Assuming you've already identified the predictor(s) of interest/importance, the considerations for a model (in approximate order of importance) would be:
a. do you want to model the conditional mean or something else (e.g. a quantile? some more robust location-estimate than the mean? ...)?
b. What is the anticipated form of the relationship between response and predictors (linear? exponential? power? unknown-but-smooth? unknown but smooth and monotonic? etc etc) ...
should the variability be expected to be fairly constant? changing with mean? changing but unrelated to mean? ...
do you anticipate any substantial dependence between observations?
Now comes distributional considerations and whether you want to worry about bounding impact of influential points (note we haven't yet looked at our data). But the distribution you need to worry about is the conditional distribution (distribution at given value(s) of predictors) not the marginal distribution.

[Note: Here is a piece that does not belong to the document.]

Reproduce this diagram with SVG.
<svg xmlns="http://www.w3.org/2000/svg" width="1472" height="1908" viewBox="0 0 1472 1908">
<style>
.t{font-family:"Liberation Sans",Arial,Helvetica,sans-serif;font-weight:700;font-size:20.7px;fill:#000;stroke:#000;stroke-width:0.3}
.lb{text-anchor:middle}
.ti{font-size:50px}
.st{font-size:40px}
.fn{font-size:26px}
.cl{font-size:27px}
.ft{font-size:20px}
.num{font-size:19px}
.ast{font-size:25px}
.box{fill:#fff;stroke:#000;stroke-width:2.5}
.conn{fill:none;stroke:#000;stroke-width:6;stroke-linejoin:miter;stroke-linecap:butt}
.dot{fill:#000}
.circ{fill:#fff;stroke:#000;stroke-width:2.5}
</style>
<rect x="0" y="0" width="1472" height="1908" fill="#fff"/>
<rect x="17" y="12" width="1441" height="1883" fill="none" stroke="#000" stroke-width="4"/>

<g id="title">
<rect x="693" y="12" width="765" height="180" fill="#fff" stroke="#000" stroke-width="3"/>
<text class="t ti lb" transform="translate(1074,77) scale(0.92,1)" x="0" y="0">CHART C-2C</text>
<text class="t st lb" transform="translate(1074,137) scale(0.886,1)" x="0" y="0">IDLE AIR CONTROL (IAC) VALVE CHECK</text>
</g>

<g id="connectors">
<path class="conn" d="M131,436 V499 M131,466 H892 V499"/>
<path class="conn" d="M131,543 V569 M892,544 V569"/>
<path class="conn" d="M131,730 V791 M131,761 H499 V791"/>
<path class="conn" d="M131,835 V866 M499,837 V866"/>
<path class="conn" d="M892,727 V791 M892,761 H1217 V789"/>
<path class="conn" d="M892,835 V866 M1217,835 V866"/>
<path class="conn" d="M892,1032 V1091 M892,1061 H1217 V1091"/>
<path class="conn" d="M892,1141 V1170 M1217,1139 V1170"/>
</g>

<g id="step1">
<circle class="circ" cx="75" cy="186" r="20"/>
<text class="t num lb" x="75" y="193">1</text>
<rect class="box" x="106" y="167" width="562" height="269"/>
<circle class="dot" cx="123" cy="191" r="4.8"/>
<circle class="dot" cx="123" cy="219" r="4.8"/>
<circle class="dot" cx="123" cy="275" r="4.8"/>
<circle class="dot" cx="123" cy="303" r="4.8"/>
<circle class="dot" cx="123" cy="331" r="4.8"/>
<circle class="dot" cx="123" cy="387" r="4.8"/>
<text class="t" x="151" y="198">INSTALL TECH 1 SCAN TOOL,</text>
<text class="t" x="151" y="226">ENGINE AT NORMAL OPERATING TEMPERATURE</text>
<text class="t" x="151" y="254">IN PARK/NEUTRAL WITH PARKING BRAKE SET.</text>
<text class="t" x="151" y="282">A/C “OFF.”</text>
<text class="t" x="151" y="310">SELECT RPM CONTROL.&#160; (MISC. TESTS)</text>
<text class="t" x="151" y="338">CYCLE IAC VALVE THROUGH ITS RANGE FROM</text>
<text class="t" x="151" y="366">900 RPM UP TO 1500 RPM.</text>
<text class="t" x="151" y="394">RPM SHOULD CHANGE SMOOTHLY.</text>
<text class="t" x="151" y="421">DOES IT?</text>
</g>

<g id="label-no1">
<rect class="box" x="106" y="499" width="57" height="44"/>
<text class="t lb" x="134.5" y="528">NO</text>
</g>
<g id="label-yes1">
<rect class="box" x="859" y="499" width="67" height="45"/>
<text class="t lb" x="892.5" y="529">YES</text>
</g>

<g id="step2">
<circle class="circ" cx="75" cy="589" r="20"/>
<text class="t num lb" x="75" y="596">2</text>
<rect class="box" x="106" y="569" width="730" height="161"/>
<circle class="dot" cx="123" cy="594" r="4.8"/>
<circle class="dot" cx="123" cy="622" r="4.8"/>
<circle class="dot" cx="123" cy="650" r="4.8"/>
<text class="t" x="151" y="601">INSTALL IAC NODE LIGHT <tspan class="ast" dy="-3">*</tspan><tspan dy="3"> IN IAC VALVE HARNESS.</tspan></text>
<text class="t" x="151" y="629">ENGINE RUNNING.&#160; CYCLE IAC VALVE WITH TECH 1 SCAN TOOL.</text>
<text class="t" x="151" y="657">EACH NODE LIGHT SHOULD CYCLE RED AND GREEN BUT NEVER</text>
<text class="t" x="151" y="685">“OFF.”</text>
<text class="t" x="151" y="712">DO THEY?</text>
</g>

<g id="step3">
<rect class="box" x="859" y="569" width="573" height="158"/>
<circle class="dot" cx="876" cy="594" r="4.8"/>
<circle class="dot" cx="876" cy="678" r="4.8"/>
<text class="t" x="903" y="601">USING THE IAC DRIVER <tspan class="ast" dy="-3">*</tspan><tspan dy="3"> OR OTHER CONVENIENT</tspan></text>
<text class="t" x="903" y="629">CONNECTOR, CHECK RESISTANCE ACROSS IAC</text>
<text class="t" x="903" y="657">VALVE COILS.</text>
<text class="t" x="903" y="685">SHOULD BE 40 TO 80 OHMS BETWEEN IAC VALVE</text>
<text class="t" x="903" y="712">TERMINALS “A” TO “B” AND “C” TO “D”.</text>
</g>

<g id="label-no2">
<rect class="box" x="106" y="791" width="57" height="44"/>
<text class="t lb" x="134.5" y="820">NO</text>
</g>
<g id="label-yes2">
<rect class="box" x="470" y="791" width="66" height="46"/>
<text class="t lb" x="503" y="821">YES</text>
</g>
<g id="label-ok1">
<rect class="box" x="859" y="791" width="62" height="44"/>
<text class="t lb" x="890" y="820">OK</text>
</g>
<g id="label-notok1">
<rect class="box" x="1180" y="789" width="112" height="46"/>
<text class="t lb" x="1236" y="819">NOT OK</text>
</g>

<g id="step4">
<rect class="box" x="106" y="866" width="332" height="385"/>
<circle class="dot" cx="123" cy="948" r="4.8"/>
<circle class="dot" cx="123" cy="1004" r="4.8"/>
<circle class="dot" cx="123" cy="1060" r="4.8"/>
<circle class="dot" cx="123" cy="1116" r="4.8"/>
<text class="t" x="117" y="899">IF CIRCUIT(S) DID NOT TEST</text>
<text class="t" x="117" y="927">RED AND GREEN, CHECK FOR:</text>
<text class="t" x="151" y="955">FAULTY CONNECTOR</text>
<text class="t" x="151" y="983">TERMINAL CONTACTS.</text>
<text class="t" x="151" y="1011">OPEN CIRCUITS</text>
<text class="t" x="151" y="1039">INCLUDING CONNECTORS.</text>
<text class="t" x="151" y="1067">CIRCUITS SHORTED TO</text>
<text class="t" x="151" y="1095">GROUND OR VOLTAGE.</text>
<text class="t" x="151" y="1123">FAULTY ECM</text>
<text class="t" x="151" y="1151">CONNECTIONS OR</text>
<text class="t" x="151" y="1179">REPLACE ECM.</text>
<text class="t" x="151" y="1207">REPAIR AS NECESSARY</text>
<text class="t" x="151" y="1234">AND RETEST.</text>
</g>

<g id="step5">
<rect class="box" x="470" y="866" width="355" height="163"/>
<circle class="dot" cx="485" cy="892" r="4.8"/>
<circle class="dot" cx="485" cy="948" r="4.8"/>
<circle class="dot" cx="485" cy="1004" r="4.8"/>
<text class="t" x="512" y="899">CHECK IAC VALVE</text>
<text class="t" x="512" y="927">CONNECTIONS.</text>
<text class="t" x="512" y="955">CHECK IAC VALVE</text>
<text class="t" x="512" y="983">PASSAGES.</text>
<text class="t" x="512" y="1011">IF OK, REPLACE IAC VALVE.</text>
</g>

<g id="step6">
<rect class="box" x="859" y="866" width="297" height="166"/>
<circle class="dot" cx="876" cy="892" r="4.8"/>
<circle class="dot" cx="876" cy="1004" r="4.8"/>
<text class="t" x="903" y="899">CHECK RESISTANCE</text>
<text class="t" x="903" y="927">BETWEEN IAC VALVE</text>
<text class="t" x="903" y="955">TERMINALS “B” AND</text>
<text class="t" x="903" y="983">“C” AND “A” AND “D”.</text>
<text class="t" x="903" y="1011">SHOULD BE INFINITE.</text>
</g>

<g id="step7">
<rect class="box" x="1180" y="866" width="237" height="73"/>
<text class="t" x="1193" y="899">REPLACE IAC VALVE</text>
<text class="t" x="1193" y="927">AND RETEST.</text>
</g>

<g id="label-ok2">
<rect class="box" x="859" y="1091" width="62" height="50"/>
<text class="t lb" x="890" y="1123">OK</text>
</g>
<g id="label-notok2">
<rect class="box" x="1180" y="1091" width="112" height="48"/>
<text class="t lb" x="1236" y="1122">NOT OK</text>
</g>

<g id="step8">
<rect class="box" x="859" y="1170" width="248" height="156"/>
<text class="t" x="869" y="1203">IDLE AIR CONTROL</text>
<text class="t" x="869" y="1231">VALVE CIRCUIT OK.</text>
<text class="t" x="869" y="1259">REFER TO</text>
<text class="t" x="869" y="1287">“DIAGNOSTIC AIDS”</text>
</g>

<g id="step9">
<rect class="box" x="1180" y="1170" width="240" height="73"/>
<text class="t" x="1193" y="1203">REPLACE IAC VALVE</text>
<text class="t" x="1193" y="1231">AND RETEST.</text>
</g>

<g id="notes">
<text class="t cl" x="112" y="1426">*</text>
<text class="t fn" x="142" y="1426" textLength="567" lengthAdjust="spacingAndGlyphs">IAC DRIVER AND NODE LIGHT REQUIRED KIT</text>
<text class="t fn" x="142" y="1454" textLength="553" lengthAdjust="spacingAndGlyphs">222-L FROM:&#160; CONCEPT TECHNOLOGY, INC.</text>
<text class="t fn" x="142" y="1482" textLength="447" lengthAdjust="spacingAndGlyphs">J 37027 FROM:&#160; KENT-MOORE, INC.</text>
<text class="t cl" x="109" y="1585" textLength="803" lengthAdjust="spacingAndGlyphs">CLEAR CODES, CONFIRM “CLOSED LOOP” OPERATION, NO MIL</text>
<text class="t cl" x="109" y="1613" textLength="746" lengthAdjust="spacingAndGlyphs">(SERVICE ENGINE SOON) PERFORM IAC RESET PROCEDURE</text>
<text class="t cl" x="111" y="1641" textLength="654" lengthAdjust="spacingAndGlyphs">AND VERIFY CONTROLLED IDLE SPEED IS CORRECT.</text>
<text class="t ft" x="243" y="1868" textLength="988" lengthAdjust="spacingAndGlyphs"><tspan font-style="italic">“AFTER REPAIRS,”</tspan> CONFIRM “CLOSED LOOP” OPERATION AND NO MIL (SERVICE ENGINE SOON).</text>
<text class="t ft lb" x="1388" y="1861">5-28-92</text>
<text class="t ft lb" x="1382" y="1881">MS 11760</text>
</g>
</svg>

Note that taking logs and fitting OLS would be ideal (close to optimal) if the relationship is exponential and your conditional response is very close to lognormal - which is continuous while the negative binomial is discrete. Further note that negative binomial models have a nonzero probability of a 0 but you can't take log of 0.
In practice, aside from discreteness / issues with small counts there may sometimes be little else to distinguish the two. Here's a plot of (conditionally) negative binomial (left) and lognormal (right) response, both with log "link". As you see they look pretty similar - they have similar movement of the mean with $x$, similar spread at each $x$ and so on.
On the other hand if you consider a lognormal model, why not a gamma or Weibull, for example? It's fairly easy to fit a model with the same kind of linear-in-the-logs relationship with any of them.
One thing that is different is the way the observations enter the model -- if at the optimum we approximate both models with transformed weighted least squares linear model, the points will get somewhat different relative weight.
Something to keep in mind is if you're transforming, the predicted value on the log scale (which is an estimate of the mean of the logs) will not represent a mean when you transform back. If the conditional variability is very small that may not bother you, but more typically it can make a big difference -- in particular $\exp(E(\log(Y|x)))<E(Y|x)$ when the variance is non-zero.